Don’t underestimate the cost implications. Cloud Logging charges for ingestion and storage, which can get expensive with verbose logging from 20+ services. Cloud Trace charges per span ingested, which also adds up quickly. We found that sampling traces (1-10% of requests) provides enough visibility for troubleshooting while keeping costs manageable. For logs, implement log levels properly and only send WARN and ERROR to Cloud Logging in production, with INFO and DEBUG available locally or in short-term storage.
Centralized logging gives you breadth - everything that happens in your system. Distributed tracing gives you depth - the exact path of a specific request. For microservices, tracing is transformational when you need to answer “why is this one transaction slow?” Logs are better for “what happened in the last hour?” If your pain point is incident response for specific user requests, tracing will have more immediate impact.
We went through this exact debate last year. Our approach: implement structured logging with correlation IDs as the foundation, then add tracing incrementally starting with the most critical request paths. The correlation IDs bridge the gap - they show up in both logs and traces, making it easier to jump between the two views. Start with your order processing flow since that’s probably your highest-value path to instrument first.

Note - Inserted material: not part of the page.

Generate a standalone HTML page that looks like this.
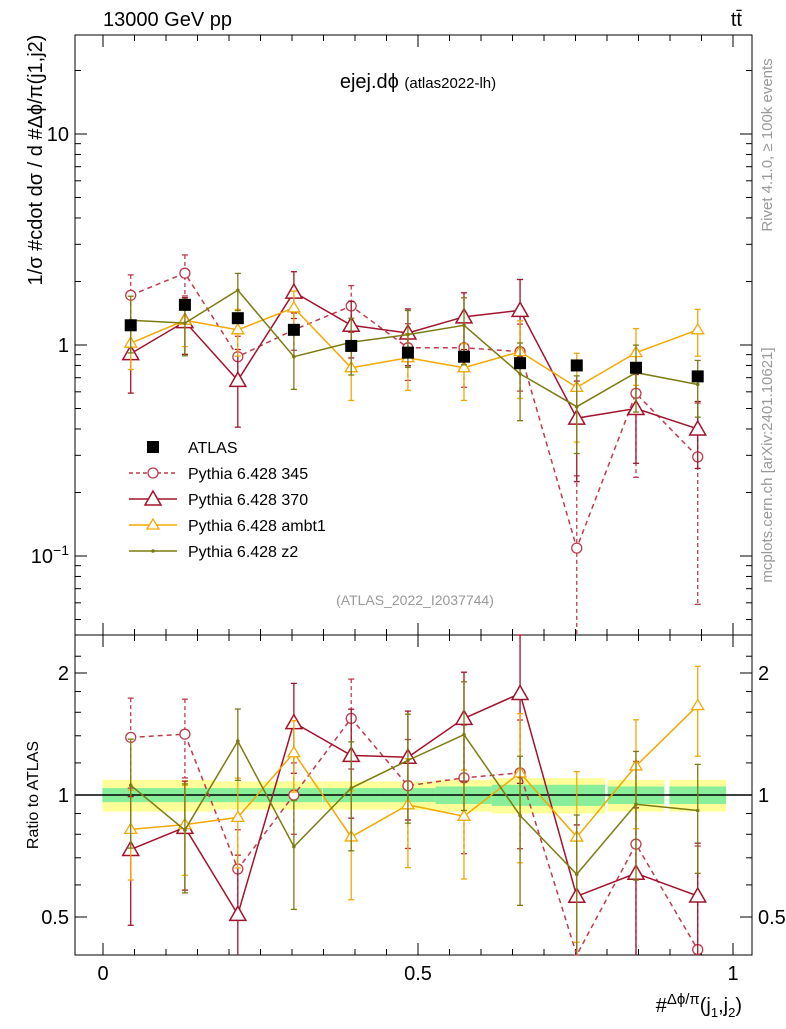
<!DOCTYPE html>
<html><head><meta charset="utf-8"><style>
body{margin:0;background:#fff;width:786px;height:1024px;overflow:hidden}
svg{font-family:"Liberation Sans",sans-serif}
</style></head><body>
<svg id="chart" width="786" height="1024" viewBox="0 0 786 1024"></svg>
<script>
const xcenters=[0.044,0.13,0.214,0.303,0.394,0.484,0.573,0.662,0.752,0.846,0.944];
const atlas=[1.24,1.55,1.34,1.18,0.99,0.92,0.88,0.82,0.80,0.78,0.71];
const s345=[1.72,2.19,0.88,1.18,1.53,0.97,0.97,0.93,0.109,0.59,0.295];
const s370=[0.91,1.29,0.68,1.78,1.24,1.14,1.36,1.46,0.45,0.50,0.40];
const sambt1=[1.02,1.31,1.18,1.50,0.78,0.87,0.78,0.93,0.63,0.92,1.18];
const sz2=[1.31,1.27,1.82,0.88,1.03,1.12,1.24,0.73,0.51,0.74,0.65];
const e345=[0.25,0.22,0.25,0.2,0.25,0.3,0.35,0.35,1.2,0.6,0.8];
const e370=[0.35,0.3,0.4,0.25,0.3,0.3,0.3,0.4,0.5,0.45,0.35];
const eambt1=[0.25,0.25,0.25,0.2,0.3,0.3,0.3,0.4,0.45,0.3,0.25];
const ez2=[0.3,0.3,0.2,0.3,0.3,0.3,0.35,0.4,0.4,0.35,0.3];
const bandInner=[0.04,0.04,0.04,0.04,0.04,0.04,0.05,0.06,0.06,0.05,0.05];
const bandOuter=[0.09,0.09,0.08,0.08,0.08,0.08,0.09,0.1,0.1,0.09,0.09];
const xTicks=[0,0.5,1];

const svg=document.getElementById('chart');
const NS='http://www.w3.org/2000/svg';
function el(t,a,p){const e=document.createElementNS(NS,t);for(const k in a)e.setAttribute(k,a[k]);(p||svg).appendChild(e);return e;}
const X0=75,X1=752,MT=35,MB=635,RB=955;
const xs=v=>103+v*630;
const ym=v=>134-(Math.log10(v)-1)*211;
const yr=v=>795-Math.log2(v)*122;
const clipM=v=>Math.max(MT,Math.min(MB,v));
const clipR=v=>Math.max(MB,Math.min(RB,v));

// bands in ratio
const bw=0.09;
xcenters.forEach((c,i)=>{
  const r=el('rect',{x:xs(c-bw/2),y:yr(1+bandOuter[i]),width:630*bw,height:yr(1-bandOuter[i])-yr(1+bandOuter[i]),fill:'#ffff99'});
  
  
  const r2=el('rect',{x:xs(c-bw/2),y:yr(1+bandInner[i]),width:630*bw,height:yr(1-bandInner[i])-yr(1+bandInner[i]),fill:'#88ee99'});
  
  
});
el('line',{x1:X0,x2:X1,y1:yr(1),y2:yr(1),stroke:'#000','stroke-width':1.5});

// frames
const f1=el('rect',{x:X0,y:MT,width:X1-X0,height:MB-MT,fill:'none',stroke:'#000'});


const f2=el('rect',{x:X0,y:MB,width:X1-X0,height:RB-MB,fill:'none',stroke:'#000'});



// y ticks main
for(let d=-2;d<=1;d++)for(let m=1;m<10;m++){const v=m*Math.pow(10,d);const y=ym(v);if(y<MT||y>MB)continue;const L=m==1?12:6;
  el('line',{x1:X0,x2:X0+L,y1:y,y2:y,stroke:'#000'});el('line',{x1:X1,x2:X1-L,y1:y,y2:y,stroke:'#000'});}
[[10,'10'],[1,'1']].forEach(([v,t])=>{const tx=el('text',{x:X0-6,y:ym(v)+7,'text-anchor':'end','font-size':20});tx.textContent=t;});
{const tx=el('text',{x:X0-6,y:ym(0.1)+7,'text-anchor':'end','font-size':20});tx.innerHTML='10<tspan dy="-8" font-size="14">−1</tspan>';}
// ratio ticks
[0.5,0.6,0.7,0.8,0.9,1,1.2,1.4,1.6,1.8,2,2.2].forEach(v=>{const y=yr(v);if(y<MB||y>RB)return;const L=(v==0.5||v==1||v==2)?12:6;
  el('line',{x1:X0,x2:X0+L,y1:y,y2:y,stroke:'#000'});el('line',{x1:X1,x2:X1-L,y1:y,y2:y,stroke:'#000'});});
[[2,'2'],[1,'1'],[0.5,'0.5']].forEach(([v,t])=>{
  const a=el('text',{x:X0-6,y:yr(v)+7,'text-anchor':'end','font-size':20});a.textContent=t;
  const b=el('text',{x:X1+6,y:yr(v)+7,'font-size':20});b.textContent=t;});
// x ticks
for(let v=0;v<=1.0001;v+=0.05){const x=xs(v);const maj=Math.abs(v*2-Math.round(v*2))<1e-6;const L=maj?12:6;
  el('line',{x1:x,x2:x,y1:MB,y2:MB-L,stroke:'#000'});el('line',{x1:x,x2:x,y1:MT,y2:MT+L,stroke:'#000'});
  el('line',{x1:x,x2:x,y1:RB,y2:RB-L,stroke:'#000'});el('line',{x1:x,x2:x,y1:MB,y2:MB+L,stroke:'#000'});}
xTicks.forEach(v=>{const t=el('text',{x:xs(v),y:980,'text-anchor':'middle','font-size':20});t.textContent=String(v);});

function marker(kind,x,y,col,g){
  if(kind=='circle')el('circle',{cx:x,cy:y,r:5,fill:'#fff',stroke:col,'stroke-width':1.3},g);
  else if(kind=='tri')el('polygon',{points:`${x},${y-8} ${x-8},${y+6} ${x+8},${y+6}`,fill:'#fff',stroke:col,'stroke-width':1.5},g);
  else if(kind=='tris')el('polygon',{points:`${x},${y-6} ${x-6},${y+4} ${x+6},${y+4}`,fill:'#fff',stroke:col,'stroke-width':1.3},g);
  else if(kind=='dot')el('circle',{cx:x,cy:y,r:1.8,fill:col},g);
  else if(kind=='sq')el('rect',{x:x-6,y:y-6,width:12,height:12,fill:'#000'},g);
}
function series(name,vals,errs,col,dash,kind,ratio){
  const g=el('g',{});
  
  
  const Y=ratio?yr:ym, C=ratio?clipR:clipM;
  const vv=vals.map((v,i)=>ratio?v/atlas[i]:v);
  let pts=vv.map((v,i)=>xs(xcenters[i])+','+C(Y(v))).join(' ');
  el('polyline',{points:pts,fill:'none',stroke:col,'stroke-width':1.5,'stroke-dasharray':dash?'5,4':'none'},g);
  vv.forEach((v,i)=>{const x=xs(xcenters[i]);const hi=C(Y(v*(1+errs[i])));const lo=C(Y(Math.max(v*(1-errs[i]),1e-4)));
    el('line',{x1:x,x2:x,y1:hi,y2:lo,stroke:col,'stroke-width':1.3,'stroke-dasharray':dash?'4,3':'none'},g);
    el('line',{x1:x-3,x2:x+3,y1:hi,y2:hi,stroke:col,'stroke-width':1.3},g);
    if(lo<(ratio?RB:MB))el('line',{x1:x-3,x2:x+3,y1:lo,y2:lo,stroke:col,'stroke-width':1.3},g);
    const y=Y(v);if(y>(ratio?MB:MT)&&y<(ratio?RB:MB))marker(kind,x,y,col,g);});
}
const defs=[['pythia-345',s345,e345,'#c03a4e',true,'circle'],['pythia-370',s370,e370,'#a3122c',false,'tri'],['pythia-ambt1',sambt1,eambt1,'#f5a800',false,'tris'],['pythia-z2',sz2,ez2,'#7b7b12',false,'dot']];
[false,true].forEach(r=>defs.forEach(d=>series(d[0],d[1],d[2],d[3],d[4],d[5],r)));
const ga=el('g',{});
atlas.forEach((v,i)=>marker('sq',xs(xcenters[i]),ym(v),'#000',ga));

// legend
const leg=[['ATLAS','sq','#000',false],['Pythia 6.428 345','circle','#c03a4e',true],['Pythia 6.428 370','tri','#a3122c',false],['Pythia 6.428 ambt1','tris','#f5a800',false],['Pythia 6.428 z2','dot','#7b7b12',false]];
leg.forEach((l,i)=>{const y=447+i*26;const g=el('g',{});
  if(l[1]!='sq')el('line',{x1:129,x2:177,y1:y,y2:y,stroke:l[2],'stroke-width':1.5,'stroke-dasharray':l[3]?'4,3':'none'},g);
  marker(l[1],153,y,l[2],g);
  const t=el('text',{x:188,y:y+6,'font-size':16},g);t.textContent=l[0];});

function txt(name,s,a){const t=el('text',a);t.textContent=s;return t;}
txt('energy-label','13000 GeV pp',{x:103,y:26,'font-size':20});
txt('process-label','tt̄',{x:742,y:26,'font-size':20,'text-anchor':'end'});
const tt=el('text',{x:418,y:88,'text-anchor':'middle','font-size':20});tt.innerHTML='ejej.dϕ <tspan font-size="15">(atlas2022-lh)</tspan>';
txt('analysis-id','(ATLAS_2022_I2037744)',{x:415,y:605,'font-size':14,'text-anchor':'middle',fill:'#999'});
txt('y-axis-title','1/σ #cdot dσ / d #Δϕ/π(j1,j2)',{x:0,y:0,'font-size':20,transform:'translate(42,160) rotate(-90)','text-anchor':'middle'});
txt('ratio-y-axis-title','Ratio to ATLAS',{x:0,y:0,'font-size':16,transform:'translate(38,795) rotate(-90)','text-anchor':'middle'});
txt('rivet-label','Rivet 4.1.0, ≥ 100k events',{x:0,y:0,'font-size':15,fill:'#999',transform:'translate(772,145) rotate(-90)','text-anchor':'middle'});
txt('mcplots-label','mcplots.cern.ch [arXiv:2401.10621]',{x:0,y:0,'font-size':15,fill:'#999',transform:'translate(772,465) rotate(-90)','text-anchor':'middle'});
const xt=el('text',{x:742,y:1012,'font-size':20,'text-anchor':'end'});xt.innerHTML='#<tspan font-size="15" dy="-8">Δϕ/π</tspan><tspan dy="8">(j</tspan><tspan font-size="13" dy="5">1</tspan><tspan dy="-5">,j</tspan><tspan font-size="13" dy="5">2</tspan><tspan dy="-5">)</tspan>';

</script>
</body></html>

From an incident response perspective, I’ve found that tracing helps with the 20% of incidents that are complex request flow issues, while logging handles the other 80% - application errors, infrastructure problems, security events. During a P1 incident, I want both, but if I had to choose one, I’d take comprehensive logging. Tracing is useless if you don’t know which trace to look at, and logs help you identify the problematic request IDs in the first place.